• _Data entries_:

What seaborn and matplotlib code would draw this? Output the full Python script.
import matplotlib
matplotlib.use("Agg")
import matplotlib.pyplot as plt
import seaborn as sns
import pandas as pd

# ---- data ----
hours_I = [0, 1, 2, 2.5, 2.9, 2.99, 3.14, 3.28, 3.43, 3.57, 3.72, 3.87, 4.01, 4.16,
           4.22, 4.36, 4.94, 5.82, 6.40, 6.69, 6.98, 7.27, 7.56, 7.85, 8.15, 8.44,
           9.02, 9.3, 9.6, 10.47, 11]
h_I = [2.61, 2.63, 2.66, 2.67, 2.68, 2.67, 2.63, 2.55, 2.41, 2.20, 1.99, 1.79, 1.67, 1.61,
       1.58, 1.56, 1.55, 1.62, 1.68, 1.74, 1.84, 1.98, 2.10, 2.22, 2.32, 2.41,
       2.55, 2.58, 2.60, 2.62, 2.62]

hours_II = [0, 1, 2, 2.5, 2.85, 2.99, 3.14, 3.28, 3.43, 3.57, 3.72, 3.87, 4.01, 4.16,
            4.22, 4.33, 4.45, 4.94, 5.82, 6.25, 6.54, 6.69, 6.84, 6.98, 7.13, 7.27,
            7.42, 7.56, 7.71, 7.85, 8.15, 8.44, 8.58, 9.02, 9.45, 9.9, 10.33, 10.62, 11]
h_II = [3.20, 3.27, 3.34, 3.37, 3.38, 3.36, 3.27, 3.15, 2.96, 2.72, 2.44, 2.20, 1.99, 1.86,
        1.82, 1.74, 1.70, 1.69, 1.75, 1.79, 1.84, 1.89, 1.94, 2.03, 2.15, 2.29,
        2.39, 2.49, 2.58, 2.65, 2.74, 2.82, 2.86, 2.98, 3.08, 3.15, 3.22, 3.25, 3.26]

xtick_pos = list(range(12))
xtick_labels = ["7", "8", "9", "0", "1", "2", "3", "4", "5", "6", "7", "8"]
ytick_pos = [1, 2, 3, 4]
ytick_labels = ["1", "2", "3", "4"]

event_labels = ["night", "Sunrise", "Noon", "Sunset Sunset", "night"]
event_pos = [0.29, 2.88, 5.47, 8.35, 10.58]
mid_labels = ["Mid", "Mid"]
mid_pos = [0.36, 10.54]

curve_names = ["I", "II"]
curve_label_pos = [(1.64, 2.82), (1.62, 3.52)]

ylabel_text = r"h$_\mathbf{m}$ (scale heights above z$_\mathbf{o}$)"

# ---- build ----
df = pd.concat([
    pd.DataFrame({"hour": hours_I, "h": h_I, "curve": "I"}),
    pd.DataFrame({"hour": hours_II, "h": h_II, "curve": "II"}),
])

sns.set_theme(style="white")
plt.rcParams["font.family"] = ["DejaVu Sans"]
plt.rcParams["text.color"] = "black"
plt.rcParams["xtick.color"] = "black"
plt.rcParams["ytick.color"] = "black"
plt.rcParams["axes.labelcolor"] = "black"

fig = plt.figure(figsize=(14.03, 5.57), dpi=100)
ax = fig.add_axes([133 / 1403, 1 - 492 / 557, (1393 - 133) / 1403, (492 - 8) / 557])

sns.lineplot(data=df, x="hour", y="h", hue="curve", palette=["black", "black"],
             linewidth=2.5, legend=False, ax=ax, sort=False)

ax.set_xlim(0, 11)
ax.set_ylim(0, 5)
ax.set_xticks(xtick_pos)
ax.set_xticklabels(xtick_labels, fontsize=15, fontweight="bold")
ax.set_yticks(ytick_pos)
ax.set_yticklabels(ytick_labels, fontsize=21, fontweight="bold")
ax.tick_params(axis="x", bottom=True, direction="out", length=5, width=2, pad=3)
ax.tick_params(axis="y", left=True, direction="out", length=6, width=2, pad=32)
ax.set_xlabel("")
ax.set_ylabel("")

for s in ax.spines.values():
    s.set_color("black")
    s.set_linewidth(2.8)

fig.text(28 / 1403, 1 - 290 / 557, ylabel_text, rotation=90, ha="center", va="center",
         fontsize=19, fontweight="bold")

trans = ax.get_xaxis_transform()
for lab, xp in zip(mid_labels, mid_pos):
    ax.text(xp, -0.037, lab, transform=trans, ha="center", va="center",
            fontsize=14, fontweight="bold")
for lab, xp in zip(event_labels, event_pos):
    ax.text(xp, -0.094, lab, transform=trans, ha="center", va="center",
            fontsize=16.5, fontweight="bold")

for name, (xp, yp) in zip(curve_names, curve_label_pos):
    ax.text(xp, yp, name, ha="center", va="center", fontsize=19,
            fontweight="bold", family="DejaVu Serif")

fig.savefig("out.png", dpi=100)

* * *

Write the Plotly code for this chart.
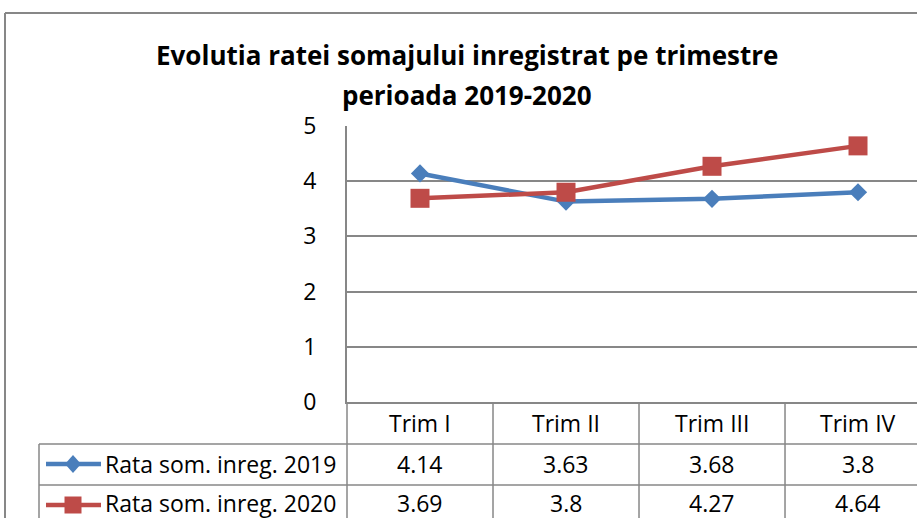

• _Goal_: Each line from the line with "What seaborn and" to the line with "2.55, 2.58, 2.60, 2.62, 2.62]" is to be echoed exactly; both boundary lines are included, and nothing else is to be output.

• _Written response_:
What seaborn and matplotlib code would draw this? Output the full Python script.
import matplotlib
matplotlib.use("Agg")
import matplotlib.pyplot as plt
import seaborn as sns
import pandas as pd

# ---- data ----
hours_I = [0, 1, 2, 2.5, 2.9, 2.99, 3.14, 3.28, 3.43, 3.57, 3.72, 3.87, 4.01, 4.16,
           4.22, 4.36, 4.94, 5.82, 6.40, 6.69, 6.98, 7.27, 7.56, 7.85, 8.15, 8.44,
           9.02, 9.3, 9.6, 10.47, 11]
h_I = [2.61, 2.63, 2.66, 2.67, 2.68, 2.67, 2.63, 2.55, 2.41, 2.20, 1.99, 1.79, 1.67, 1.61,
       1.58, 1.56, 1.55, 1.62, 1.68, 1.74, 1.84, 1.98, 2.10, 2.22, 2.32, 2.41,
       2.55, 2.58, 2.60, 2.62, 2.62]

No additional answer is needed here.